Настроение — это когда за суетой и ненужными встречами, за раздергивающими заботами неведомо откуда, может быть, из детства просится не музыка, не сама музыка, а словно только один ее неслышный тон, он заглушён шумом, но будет яснее слышен, когда мы останемся наконец наедине с собой и пойдем по людной вечерней улице. Настроение захватит нас, и не только нас, а всё вокруг склонит в свою сторону, и мы словно завороженные будем бояться, что его что-то спугнет.
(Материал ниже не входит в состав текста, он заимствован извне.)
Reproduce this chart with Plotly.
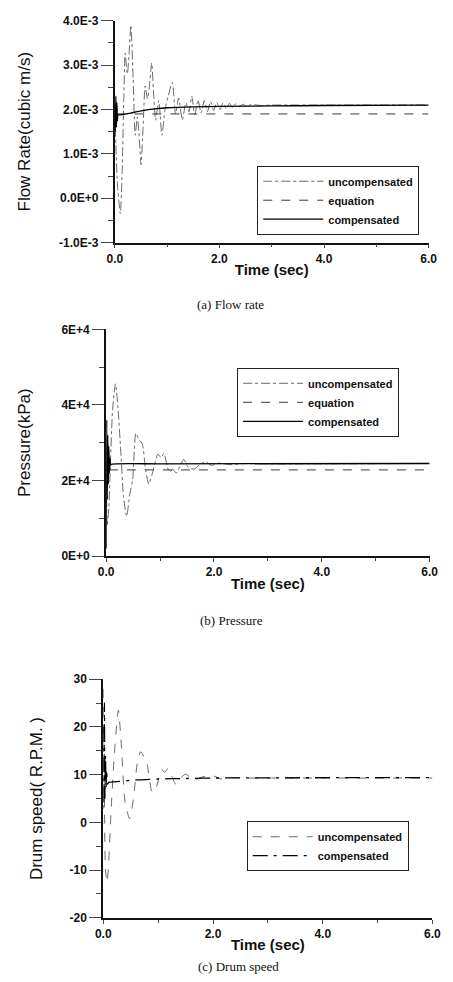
import plotly.graph_objects as go

W, H = 453, 982

# ---------------- data ----------------
# (a) Flow rate, values in 1e-3 m^3/s
FLOW_UNC_T = [0.0, 0.02, 0.05, 0.08, 0.105, 0.14, 0.17, 0.197, 0.22, 0.24, 0.27, 0.307, 0.35, 0.39,
              0.43, 0.46, 0.50, 0.54, 0.58, 0.626, 0.66, 0.705, 0.74, 0.78, 0.84, 0.90, 0.96, 1.02,
              1.10, 1.16, 1.22, 1.29, 1.36, 1.42, 1.47, 1.53, 1.59, 1.65, 1.71, 1.77, 1.83, 1.89,
              1.95, 2.01, 2.07, 2.13, 2.19, 2.25, 2.31, 2.38, 2.45, 2.52, 2.60, 2.80, 3.0, 4.0, 5.0, 6.0]
FLOW_UNC_V = [2.0, 1.2, 0.3, -0.1, -0.35, 0.6, 2.2, 3.27, 3.0, 2.8, 3.2, 3.9, 2.7, 1.42,
              1.83, 1.5, 0.76, 1.6, 2.53, 2.24, 2.5, 3.05, 2.4, 1.76, 2.2, 1.42, 2.0, 2.3,
              2.61, 1.9, 2.26, 1.76, 2.15, 1.95, 2.3, 1.88, 2.22, 1.92, 2.2, 1.95, 2.18, 1.98,
              2.16, 2.0, 2.15, 2.02, 2.14, 2.04, 2.13, 2.06, 2.12, 2.07, 2.11, 2.09, 2.1, 2.1, 2.1, 2.1]
FLOW_EQ_T = [0.03, 6.0]
FLOW_EQ_V = [1.9, 1.9]
FLOW_COMP_T = [0.0, 0.01, 0.02, 0.03, 0.04, 0.05, 0.06, 0.1, 0.3, 0.5, 0.8, 1.0, 1.5, 2.0, 3.0, 4.0, 6.0]
FLOW_COMP_V = [2.0, 1.5, 2.3, 1.6, 2.15, 1.75, 1.88, 1.88, 1.92, 1.97, 2.02, 2.04, 2.06, 2.07, 2.08, 2.09, 2.1]

# (b) Pressure, values in 1e4 kPa
PRES_UNC_T = [0.0, 0.02, 0.05, 0.08, 0.12, 0.173, 0.22, 0.27, 0.32, 0.38, 0.44, 0.49, 0.55, 0.60,
              0.67, 0.73, 0.79, 0.85, 0.96, 1.02, 1.07, 1.17, 1.24, 1.30, 1.44, 1.52, 1.63, 1.72,
              1.84, 1.95, 2.10, 2.30, 2.60, 3.0, 6.0]
PRES_UNC_V = [2.5, 0.8, 1.3, 2.5, 3.9, 4.56, 3.9, 2.8, 1.6, 1.05, 1.66, 2.0, 3.25, 3.1,
              2.97, 2.3, 1.9, 2.15, 2.7, 2.6, 2.72, 2.23, 2.29, 2.2, 2.56, 2.35, 2.3, 2.4,
              2.5, 2.4, 2.46, 2.42, 2.45, 2.44, 2.45]
PRES_EQ_T = [0.05, 6.0]
PRES_EQ_V = [2.28, 2.28]
PRES_COMP_T = [0.0, 0.01, 0.02, 0.03, 0.04, 0.05, 0.06, 0.07, 0.08, 0.1, 1.0, 6.0]
PRES_COMP_V = [0.2, 3.6, 1.5, 3.2, 1.9, 2.9, 2.2, 2.6, 2.4, 2.43, 2.44, 2.45]

# (c) Drum speed, R.P.M.
DRUM_UNC_T = [0.0, 0.02, 0.04, 0.07, 0.10, 0.14, 0.20, 0.275, 0.33, 0.40, 0.48, 0.55, 0.62, 0.68,
              0.74, 0.80, 0.89, 0.97, 1.06, 1.12, 1.18, 1.32, 1.40, 1.50, 1.60, 1.68, 1.80, 1.97,
              2.15, 2.30, 2.60, 3.0, 6.0]
DRUM_UNC_V = [28, 5, -9.9, -12.6, -8, 2, 14, 23.5, 16, 4, 0.8, 5, 12.5, 14.8,
              13.8, 12.2, 6.3, 7.5, 11.1, 10.5, 11.3, 8.0, 9.2, 10.1, 9.3, 8.9, 9.5, 9.9,
              9.1, 9.4, 9.3, 9.3, 9.3]
DRUM_COMP_T = [0.0, 0.01, 0.02, 0.03, 0.04, 0.05, 0.06, 0.08, 0.1, 0.3, 0.6, 1.0, 1.5, 2.0, 6.0]
DRUM_COMP_V = [20, 3, 25, 5, 14, 7, 11, 8, 8.4, 8.6, 8.9, 9.1, 9.2, 9.3, 9.4]

FLOW_TICKS = [-1e-3, 0.0, 1e-3, 2e-3, 3e-3, 4e-3]
FLOW_TICKTEXT = ["-1.0E-3", "0.0E+0", "1.0E-3", "2.0E-3", "3.0E-3", "4.0E-3"]
PRES_TICKS = [0, 2e4, 4e4, 6e4]
PRES_TICKTEXT = ["0E+0", "2E+4", "4E+4", "6E+4"]
DRUM_TICKS = [-20, -10, 0, 10, 20, 30]
TIME_TICKS = [0, 2, 4, 6]
TIME_TICKTEXT = ["0.0", "2.0", "4.0", "6.0"]

# ---------------- figure ----------------
SANS = "Liberation Sans, Arial, sans-serif"
SERIF = "Liberation Serif, Times New Roman, serif"

def px_x(p):
    return p / W

def px_y(p):
    return 1 - p / H

fig = go.Figure()

def add(t, v, scale, name, xa, ya, legend, dash, width, color):
    fig.add_trace(go.Scatter(
        x=t, y=[val * scale for val in v], mode="lines", name=name,
        xaxis=xa, yaxis=ya, legend=legend,
        line=dict(color=color, width=width, dash=dash, shape="spline", smoothing=0.6),
    ))

# panel a
add(FLOW_UNC_T, FLOW_UNC_V, 1e-3, "uncompensated", "x", "y", "legend", "dashdot", 0.8, "#444")
add(FLOW_EQ_T, FLOW_EQ_V, 1e-3, "equation", "x", "y", "legend", "dash", 0.9, "#222")
add(FLOW_COMP_T, FLOW_COMP_V, 1e-3, "compensated", "x", "y", "legend", "solid", 1.3, "#000")
# panel b
add(PRES_UNC_T, PRES_UNC_V, 1e4, "uncompensated", "x2", "y2", "legend2", "dashdot", 0.8, "#444")
add(PRES_EQ_T, PRES_EQ_V, 1e4, "equation", "x2", "y2", "legend2", "dash", 0.9, "#222")
add(PRES_COMP_T, PRES_COMP_V, 1e4, "compensated", "x2", "y2", "legend2", "solid", 1.3, "#000")
# panel c
add(DRUM_UNC_T, DRUM_UNC_V, 1, "uncompensated", "x3", "y3", "legend3", "dash", 0.8, "#444")
add(DRUM_COMP_T, DRUM_COMP_V, 1, "compensated", "x3", "y3", "legend3", "longdashdot", 1.3, "#000")

panels = [
    dict(x0=111, x1=437, y0=14, y1=239),
    dict(x0=102, x1=438, y0=327, y1=557),
    dict(x0=99, x1=441, y0=682, y1=924),
]

tickfont = dict(family=SANS, size=12, color="#111", weight="bold")
titlefont = dict(family=SANS, size=15, color="#111", weight="bold")

yspecs = [
    dict(range=[-1e-3, 4e-3], tickvals=FLOW_TICKS, ticktext=FLOW_TICKTEXT, minor_dtick=0.5e-3,
         title="Flow Rate(cubic m/s)", standoff=24),
    dict(range=[0, 6e4], tickvals=PRES_TICKS, ticktext=PRES_TICKTEXT, minor_dtick=1e4,
         title="Pressure(kPa)", standoff=26),
    dict(range=[-20, 30], tickvals=DRUM_TICKS, ticktext=[str(v) for v in DRUM_TICKS], minor_dtick=5,
         title="Drum speed( R.P.M. )", standoff=23),
]

layout = dict(
    width=W, height=H, margin=dict(l=0, r=0, t=0, b=0),
    paper_bgcolor="white", plot_bgcolor="white",
)

for i, (p, ys) in enumerate(zip(panels, yspecs)):
    sfx = "" if i == 0 else str(i + 1)
    layout["xaxis" + sfx] = dict(
        domain=[px_x(p["x0"]), px_x(p["x1"])], anchor="y" + sfx, range=[0, 6],
        tickvals=TIME_TICKS, ticktext=TIME_TICKTEXT, ticks="outside", ticklen=4, tickwidth=1,
        minor=dict(ticks="outside", dtick=1, ticklen=3, tickwidth=1, tick0=0),
        showline=True, linecolor="#111", linewidth=1.5, showgrid=False, zeroline=False,
        tickfont=tickfont, title=dict(text="Time (sec)", font=titlefont, standoff=0),
    )
    layout["yaxis" + sfx] = dict(
        domain=[px_y(p["y1"]), px_y(p["y0"])], anchor="x" + sfx, range=ys["range"],
        tickvals=ys["tickvals"], ticktext=ys["ticktext"], ticks="outside", ticklen=12, tickwidth=1,
        minor=dict(ticks="outside", dtick=ys["minor_dtick"], ticklen=5, tickwidth=1,
                   tick0=ys["range"][0]),
        showline=True, linecolor="#111", linewidth=2, showgrid=False, zeroline=False,
        tickfont=tickfont,
        title=dict(text=ys["title"], font=dict(family=SANS, size=17, color="#111"),
                   standoff=ys["standoff"]),
    )

legend_pos = [(259, 161), (238, 366), (248, 826)]
for i, (lx, ly) in enumerate(legend_pos):
    key = "legend" if i == 0 else "legend" + str(i + 1)
    layout[key] = dict(
        x=px_x(lx), y=px_y(ly), xanchor="left", yanchor="top",
        bordercolor="#222", borderwidth=1, bgcolor="rgba(255,255,255,0)",
        font=dict(family=SANS, size=11, color="#111", weight="bold"),
        itemwidth=60, tracegroupgap=0,
    )

fig.update_layout(**layout)

captions = [("(a) Flow rate", 231, 302), ("(b) Pressure", 232, 622), ("(c) Drum speed", 239, 973)]
for text, cx, cy in captions:
    fig.add_annotation(text=text, x=px_x(cx), y=px_y(cy), xref="paper", yref="paper",
                       showarrow=False, xanchor="center", yanchor="middle",
                       font=dict(family=SERIF, size=13, color="#111"))

fig.write_html("out.html")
Такое настроение может превратиться в стихи, которые не нарушат настроения, а наоборот, дадут ему быть собой и остаться навсегда и стать настроением других людей, может быть, очень многих, может быть, настроением времени; или настроение превратится в музыку — оно ведь и так с самого начала было неслышным тоном; или ни во что не превратится, а развеется, когда чей-то голос проницательно спросит со стороны: «Что это ты сегодня такой задумчивый?» — и мы к собственному стыду поспешим заверить, что вовсе нет, что все это так, ничего.
Почему настроение так заметно? Почему, еще только издали видя человека, с которым у нас деловое общение, мы спешно и старательно стираем с лица следы задумчивости, расстройства, печали? Никогда на самом деле стереть до конца не удается, люди догадываются, расспрашивают, иногда тактично, и только под защитой чужого участия мы перестаем стыдиться. Настроение мгновенно задевает: «Что с тобой?» Его каким-то неведомым путем замечают раньше, чем особенности костюма, состояние здоровья. Придите в странной одежде, могут не заметить. Придите без одежды. В некоторых местах это разрешается и уже привычно. Но необычное настроение никогда не будет оставлено без внимания. Настроение чувствуют, даже если отвернешься. Есть общепринятые настроения. «Я не в настроении» говорится, когда настроение необщепринятое. «Я не в форме» — значит не в силах придать себе требуемую в обществе форму, настроение сильнее меня. С настроениями борются. Ни с чем никогда не борются так, как с настроениями. Вторгаясь в общество со своим особенным настроением, я могу быть уверен, что иду на конфликт: озадачу, расстрою, настрою и уж во всяком случае обращу на себя внимание. Почему так?